You say you are going to build a new India. It is good. Many people said about it. Shri N.K. Sengupta, a former bureaucrat said something. You are also a reasonable bureaucrat but not a bad bureaucrat. Within your circle, you are doing well.

The functions of the LIC should be considered vis-a-vis the functions of the private sector. We have seen in the past that North-Eastern sector is a sensitive area. We have no objection to private companies going there, but the companies having foreign investment should be restricted from going to the North-East. Why am I saying so? It is better to ask the Home Ministry, not me. In the guise of the agents of LIC and other companies, many persons will land there and contribute to destabilisation. That has to be monitored by the Government in one way or the other. You know that at one time, there used to be a lot of foreigners in the tea industry and other industries. Gradually, the Government of India had to ask them to go back and Indians took over. They have to see on this factor also.

Mr. Deputy-Speaker Sir, Shri Bhakta is not here. You are from Lakshadweep. He told me that neither Andaman and Nicobar Islands nor Lakshadweep was looked after by the LIC. I do not know whether it is correct or not. You cannot speak sitting on the Chair. I am speaking and you look at me. In these sectors also, the insurance companies can get better business than in many of the big cities because people use to keep their money in a place where it is secured. As you know, many of the finance companies have ditched money of the investors in this country. The Government is taking action, but it is a long process. So, more branches of the LIC should be opened in remote areas. Let cities be taken over by the private companies. Let the expansion of the LIC be in the rural areas, in the remote areas whereby we can avail of the facilities provided by the LIC. At the same time, the message goes that the facilities to the rural sector and urban poor will be maintained.

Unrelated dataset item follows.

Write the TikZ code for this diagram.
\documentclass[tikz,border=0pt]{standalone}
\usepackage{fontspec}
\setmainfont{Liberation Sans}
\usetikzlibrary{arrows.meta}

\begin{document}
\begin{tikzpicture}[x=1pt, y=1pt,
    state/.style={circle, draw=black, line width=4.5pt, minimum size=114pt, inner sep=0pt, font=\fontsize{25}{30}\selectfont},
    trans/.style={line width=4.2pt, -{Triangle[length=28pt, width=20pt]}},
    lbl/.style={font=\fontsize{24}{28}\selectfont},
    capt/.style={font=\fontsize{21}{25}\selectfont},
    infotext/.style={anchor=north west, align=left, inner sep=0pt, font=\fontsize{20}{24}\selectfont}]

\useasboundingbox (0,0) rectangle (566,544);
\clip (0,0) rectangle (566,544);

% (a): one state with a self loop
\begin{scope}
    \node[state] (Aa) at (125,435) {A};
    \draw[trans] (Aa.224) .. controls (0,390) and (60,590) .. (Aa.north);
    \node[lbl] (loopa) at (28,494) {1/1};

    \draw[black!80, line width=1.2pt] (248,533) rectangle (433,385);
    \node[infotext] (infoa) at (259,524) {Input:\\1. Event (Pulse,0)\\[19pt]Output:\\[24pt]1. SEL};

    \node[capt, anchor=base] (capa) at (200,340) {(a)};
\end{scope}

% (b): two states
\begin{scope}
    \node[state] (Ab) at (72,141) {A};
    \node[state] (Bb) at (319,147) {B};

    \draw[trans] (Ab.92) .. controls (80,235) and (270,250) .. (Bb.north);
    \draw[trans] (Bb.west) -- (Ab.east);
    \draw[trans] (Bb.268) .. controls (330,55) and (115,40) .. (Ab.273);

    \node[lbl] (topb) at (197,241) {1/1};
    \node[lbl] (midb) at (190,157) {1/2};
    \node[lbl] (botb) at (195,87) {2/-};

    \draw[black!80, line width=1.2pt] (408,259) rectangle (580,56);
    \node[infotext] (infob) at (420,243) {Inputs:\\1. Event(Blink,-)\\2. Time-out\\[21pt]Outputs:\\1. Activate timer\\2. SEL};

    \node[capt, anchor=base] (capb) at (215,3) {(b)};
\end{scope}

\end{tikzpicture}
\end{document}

With these words, under constraint, I am supporting this Bill, which I was not supposed to do originally. But something came in the newspaper against me. I do not know how it came. My point was only that the issue has been mishandled by your managers. Many more Bills will come where we have to cooperate with you and you have to cooperate with us. Kindly tell them tonight that thus far and no further. When they go in front of Zee TV or Star TV, they become mad thinking that the whole nation is listening to them and they do not know what to say and what not to say. They should not say anything at the expense of the Government or at the expense of the relationship between friendly parties here. Everybody is here for constructive work.

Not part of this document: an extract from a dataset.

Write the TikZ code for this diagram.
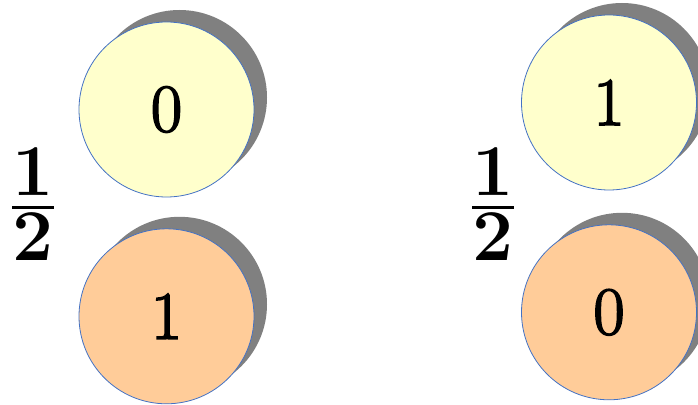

Shri Nitish Kumar, are you listening to me?


SHRI SONTOSH MOHAN DEV : Okay, you are not listening. Let some Bill pertaining to your Ministry come. I will see how you get it passed.

Mr. Deputy-Speaker Sir, with these words, I request that ....

MR. DEPUTY-SPEAKER: Are you supporting it?

SHRI SONTOSH MOHAN DEV : No, I am not opposing it. I am toeing the line of my party. But we were hurt when it was equated with Rajivji. We do not want to see that. Whatever might be the constraints of the Government relating to CBI or other things, that is another issue. It should not be tagged up with this particular issue. Tomorrow, there will be a headline in the newspaper that the Congress party, at last, sacrificed Shri Rajiv Gandhi and taken Shri Jaswant Singh in their lap and supported the Bill. This also should not come. If it comes tonight, the situation may change overnight and voting is to take place tomorrow.